Problem description
Reproduce the listing below in its entirety. Change nothing.

Information shown

....

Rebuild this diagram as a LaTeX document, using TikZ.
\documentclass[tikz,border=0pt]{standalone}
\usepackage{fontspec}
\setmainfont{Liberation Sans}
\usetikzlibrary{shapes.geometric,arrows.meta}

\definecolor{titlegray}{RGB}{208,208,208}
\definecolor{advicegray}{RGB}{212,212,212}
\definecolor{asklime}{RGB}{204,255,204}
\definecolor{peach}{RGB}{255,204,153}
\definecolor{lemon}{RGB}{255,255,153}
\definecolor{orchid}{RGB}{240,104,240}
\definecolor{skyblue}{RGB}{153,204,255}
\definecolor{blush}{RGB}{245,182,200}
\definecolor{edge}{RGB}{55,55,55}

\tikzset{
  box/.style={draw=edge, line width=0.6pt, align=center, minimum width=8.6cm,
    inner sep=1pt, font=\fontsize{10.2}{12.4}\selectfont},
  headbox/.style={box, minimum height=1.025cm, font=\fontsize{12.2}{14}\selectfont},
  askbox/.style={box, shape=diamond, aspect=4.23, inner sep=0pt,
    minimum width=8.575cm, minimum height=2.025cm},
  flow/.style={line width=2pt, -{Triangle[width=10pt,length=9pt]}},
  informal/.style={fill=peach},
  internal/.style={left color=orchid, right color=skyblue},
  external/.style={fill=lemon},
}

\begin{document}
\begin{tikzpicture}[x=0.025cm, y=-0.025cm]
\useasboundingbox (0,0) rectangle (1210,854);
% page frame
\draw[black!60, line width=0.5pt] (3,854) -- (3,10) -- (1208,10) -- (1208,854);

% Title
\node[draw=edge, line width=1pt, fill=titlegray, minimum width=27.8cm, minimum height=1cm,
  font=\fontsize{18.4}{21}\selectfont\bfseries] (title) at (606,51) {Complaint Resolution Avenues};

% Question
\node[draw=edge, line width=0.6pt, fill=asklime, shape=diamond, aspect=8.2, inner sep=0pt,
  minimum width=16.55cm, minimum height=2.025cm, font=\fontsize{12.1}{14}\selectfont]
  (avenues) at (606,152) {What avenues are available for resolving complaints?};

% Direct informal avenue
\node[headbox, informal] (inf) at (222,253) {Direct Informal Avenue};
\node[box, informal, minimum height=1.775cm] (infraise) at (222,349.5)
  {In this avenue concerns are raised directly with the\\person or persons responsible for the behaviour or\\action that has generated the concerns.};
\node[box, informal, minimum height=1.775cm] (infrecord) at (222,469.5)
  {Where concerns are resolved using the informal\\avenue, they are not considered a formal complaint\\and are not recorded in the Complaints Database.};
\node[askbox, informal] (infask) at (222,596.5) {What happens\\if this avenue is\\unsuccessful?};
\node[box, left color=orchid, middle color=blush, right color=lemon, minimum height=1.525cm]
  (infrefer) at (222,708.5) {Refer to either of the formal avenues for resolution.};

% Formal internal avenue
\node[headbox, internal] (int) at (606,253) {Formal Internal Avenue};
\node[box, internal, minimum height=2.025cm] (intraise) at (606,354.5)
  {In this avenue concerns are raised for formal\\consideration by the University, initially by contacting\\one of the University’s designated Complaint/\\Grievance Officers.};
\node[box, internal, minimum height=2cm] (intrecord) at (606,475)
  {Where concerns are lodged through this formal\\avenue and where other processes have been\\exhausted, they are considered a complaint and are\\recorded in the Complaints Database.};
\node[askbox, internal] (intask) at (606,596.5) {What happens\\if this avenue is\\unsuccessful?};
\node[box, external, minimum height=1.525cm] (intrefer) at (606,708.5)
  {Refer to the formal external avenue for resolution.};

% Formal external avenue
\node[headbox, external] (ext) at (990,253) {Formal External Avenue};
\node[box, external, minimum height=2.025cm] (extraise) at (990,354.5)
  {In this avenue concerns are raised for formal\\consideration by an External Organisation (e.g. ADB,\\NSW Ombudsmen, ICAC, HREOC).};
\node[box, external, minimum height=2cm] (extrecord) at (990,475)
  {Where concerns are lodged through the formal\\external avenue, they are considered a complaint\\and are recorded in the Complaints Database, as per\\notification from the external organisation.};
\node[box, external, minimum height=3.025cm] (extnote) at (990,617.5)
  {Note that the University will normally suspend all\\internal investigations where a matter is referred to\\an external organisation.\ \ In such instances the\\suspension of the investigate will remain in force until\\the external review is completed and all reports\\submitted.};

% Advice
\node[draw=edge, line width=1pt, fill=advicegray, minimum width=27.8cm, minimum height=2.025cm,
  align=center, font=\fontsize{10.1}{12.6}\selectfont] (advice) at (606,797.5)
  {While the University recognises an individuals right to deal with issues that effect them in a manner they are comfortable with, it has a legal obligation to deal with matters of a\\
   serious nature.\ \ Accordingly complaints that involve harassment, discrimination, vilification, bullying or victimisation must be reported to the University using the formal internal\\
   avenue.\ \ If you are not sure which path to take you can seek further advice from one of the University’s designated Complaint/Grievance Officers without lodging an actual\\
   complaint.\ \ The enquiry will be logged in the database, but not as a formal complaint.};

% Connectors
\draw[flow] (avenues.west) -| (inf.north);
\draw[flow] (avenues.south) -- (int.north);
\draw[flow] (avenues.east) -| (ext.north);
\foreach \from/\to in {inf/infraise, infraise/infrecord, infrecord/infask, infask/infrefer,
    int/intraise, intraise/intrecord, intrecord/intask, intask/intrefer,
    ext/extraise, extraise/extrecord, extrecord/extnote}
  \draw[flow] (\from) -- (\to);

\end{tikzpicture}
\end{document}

....

Task solution
Rebuild this diagram as a LaTeX document, using TikZ.
\documentclass[tikz,border=0pt]{standalone}
\usepackage{fontspec}
\setmainfont{Liberation Sans}
\usetikzlibrary{shapes.geometric,arrows.meta}

\definecolor{titlegray}{RGB}{208,208,208}
\definecolor{advicegray}{RGB}{212,212,212}
\definecolor{asklime}{RGB}{204,255,204}
\definecolor{peach}{RGB}{255,204,153}
\definecolor{lemon}{RGB}{255,255,153}
\definecolor{orchid}{RGB}{240,104,240}
\definecolor{skyblue}{RGB}{153,204,255}
\definecolor{blush}{RGB}{245,182,200}
\definecolor{edge}{RGB}{55,55,55}

\tikzset{
  box/.style={draw=edge, line width=0.6pt, align=center, minimum width=8.6cm,
    inner sep=1pt, font=\fontsize{10.2}{12.4}\selectfont},
  headbox/.style={box, minimum height=1.025cm, font=\fontsize{12.2}{14}\selectfont},
  askbox/.style={box, shape=diamond, aspect=4.23, inner sep=0pt,
    minimum width=8.575cm, minimum height=2.025cm},
  flow/.style={line width=2pt, -{Triangle[width=10pt,length=9pt]}},
  informal/.style={fill=peach},
  internal/.style={left color=orchid, right color=skyblue},
  external/.style={fill=lemon},
}

\begin{document}
\begin{tikzpicture}[x=0.025cm, y=-0.025cm]
\useasboundingbox (0,0) rectangle (1210,854);
% page frame
\draw[black!60, line width=0.5pt] (3,854) -- (3,10) -- (1208,10) -- (1208,854);

% Title
\node[draw=edge, line width=1pt, fill=titlegray, minimum width=27.8cm, minimum height=1cm,
  font=\fontsize{18.4}{21}\selectfont\bfseries] (title) at (606,51) {Complaint Resolution Avenues};

% Question
\node[draw=edge, line width=0.6pt, fill=asklime, shape=diamond, aspect=8.2, inner sep=0pt,
  minimum width=16.55cm, minimum height=2.025cm, font=\fontsize{12.1}{14}\selectfont]
  (avenues) at (606,152) {What avenues are available for resolving complaints?};

% Direct informal avenue
\node[headbox, informal] (inf) at (222,253) {Direct Informal Avenue};
\node[box, informal, minimum height=1.775cm] (infraise) at (222,349.5)
  {In this avenue concerns are raised directly with the\\person or persons responsible for the behaviour or\\action that has generated the concerns.};
\node[box, informal, minimum height=1.775cm] (infrecord) at (222,469.5)
  {Where concerns are resolved using the informal\\avenue, they are not considered a formal complaint\\and are not recorded in the Complaints Database.};
\node[askbox, informal] (infask) at (222,596.5) {What happens\\if this avenue is\\unsuccessful?};
\node[box, left color=orchid, middle color=blush, right color=lemon, minimum height=1.525cm]
  (infrefer) at (222,708.5) {Refer to either of the formal avenues for resolution.};

% Formal internal avenue
\node[headbox, internal] (int) at (606,253) {Formal Internal Avenue};
\node[box, internal, minimum height=2.025cm] (intraise) at (606,354.5)
  {In this avenue concerns are raised for formal\\consideration by the University, initially by contacting\\one of the University’s designated Complaint/\\Grievance Officers.};
\node[box, internal, minimum height=2cm] (intrecord) at (606,475)
  {Where concerns are lodged through this formal\\avenue and where other processes have been\\exhausted, they are considered a complaint and are\\recorded in the Complaints Database.};
\node[askbox, internal] (intask) at (606,596.5) {What happens\\if this avenue is\\unsuccessful?};
\node[box, external, minimum height=1.525cm] (intrefer) at (606,708.5)
  {Refer to the formal external avenue for resolution.};

% Formal external avenue
\node[headbox, external] (ext) at (990,253) {Formal External Avenue};
\node[box, external, minimum height=2.025cm] (extraise) at (990,354.5)
  {In this avenue concerns are raised for formal\\consideration by an External Organisation (e.g. ADB,\\NSW Ombudsmen, ICAC, HREOC).};
\node[box, external, minimum height=2cm] (extrecord) at (990,475)
  {Where concerns are lodged through the formal\\external avenue, they are considered a complaint\\and are recorded in the Complaints Database, as per\\notification from the external organisation.};
\node[box, external, minimum height=3.025cm] (extnote) at (990,617.5)
  {Note that the University will normally suspend all\\internal investigations where a matter is referred to\\an external organisation.\ \ In such instances the\\suspension of the investigate will remain in force until\\the external review is completed and all reports\\submitted.};

% Advice
\node[draw=edge, line width=1pt, fill=advicegray, minimum width=27.8cm, minimum height=2.025cm,
  align=center, font=\fontsize{10.1}{12.6}\selectfont] (advice) at (606,797.5)
  {While the University recognises an individuals right to deal with issues that effect them in a manner they are comfortable with, it has a legal obligation to deal with matters of a\\
   serious nature.\ \ Accordingly complaints that involve harassment, discrimination, vilification, bullying or victimisation must be reported to the University using the formal internal\\
   avenue.\ \ If you are not sure which path to take you can seek further advice from one of the University’s designated Complaint/Grievance Officers without lodging an actual\\
   complaint.\ \ The enquiry will be logged in the database, but not as a formal complaint.};

% Connectors
\draw[flow] (avenues.west) -| (inf.north);
\draw[flow] (avenues.south) -- (int.north);
\draw[flow] (avenues.east) -| (ext.north);
\foreach \from/\to in {inf/infraise, infraise/infrecord, infrecord/infask, infask/infrefer,
    int/intraise, intraise/intrecord, intrecord/intask, intask/intrefer,
    ext/extraise, extraise/extrecord, extrecord/extnote}
  \draw[flow] (\from) -- (\to);

\end{tikzpicture}
\end{document}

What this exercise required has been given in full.